On one particular occasion I felt like I needed to give up on having her come because I thought I might be asking too much of her to give up an evening with her family to just come visit with some Ward members during their Ward activity. I just happened to get a phone call from a friend from out of town who said, “My parents have tickets to the Tabernacle Choir’s Pioneer concert tonight and we have an extra, would you like to come?” Amazingly, it worked out and on my way to the concert the Spirit taught me that this was not an accident that I had been invited by my friend. The purpose to me being invited was so that I could acquire the information I needed to contact Sister Stevens. Now, you need to understand that I’m someone who second guesses myself all the time because sometimes I’m worried that I am putting these thoughts into my own head and that maybe I’m a little crazy. This is one of those occasions. However, I thought, “Dori, you are familiar enough w/ the Holy Ghost that you know when He’s speaking to you and when He’s not so just have a little faith.” It not only took a little faith, but a lot of courage on my part to bring up the topic and ask for help in a nonchalant way. It still blows me away that me, an unpolished and uneducated wife and mother of six, was given the task to do this.
I would eventually be directed to the woman that would help me. Her name is Joy Nelson and she is an absolute angel – I’m sending her flowers after this! She was the liaison between Sister Stevens and me and it was her skills that made all of this possible. She was wonderful to work with and really taught me about how to be someone who could help others. I truly have learned so much about helping others through all of this.
Sister Nelson called to ask me exactly what I needed Sister Stevens to do and I explained to her that I felt kind of silly asking for her because we didn’t want her as a special speaker – I just wanted her to extend her love and meet the children and families. Sister Nelson gave a sigh of relief and said, “That’s exactly what we needed to know. If you were requesting her as a special speaker then we would have to get this approved someone in the Area Presidency, but because of what you’re asking, she can just show up to this as a special visitor”. I couldn’t believe what I was hearing! It was lining up too perfectly by this point that there was no mistaking that this was supposed to happen.

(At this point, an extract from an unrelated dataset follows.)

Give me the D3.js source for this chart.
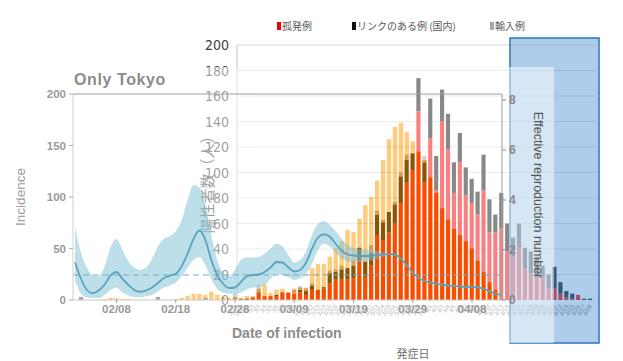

Anyway, within about 72 hours I had been given our special speaker for our Ward activity and everybody was so excited when they heard about it. I still can’t get over the fact that there is no mistaking that she was who Heavenly Father had prepared for us. I don’t understand the significance of all of it. As nice as it would be to just accept this as a gift I can’t help but wonder why…. Why her, why us, why now? One day, I hope to be able to see the effects of this activity and for now I will just sit in awe of it all….literally.
God is good. I have always known this, but to know it in such a specific way is…like tasting of the fruit of the tree of life. Today I learned that when you are deeply pondering to only yourself, Heavenly Father is still listening and eager to answer the questions we don’t ask. He cares so much about us. If He’s willing to answer an unasked question, imagine what He’s willing to do when we do ask! Yes, God is good.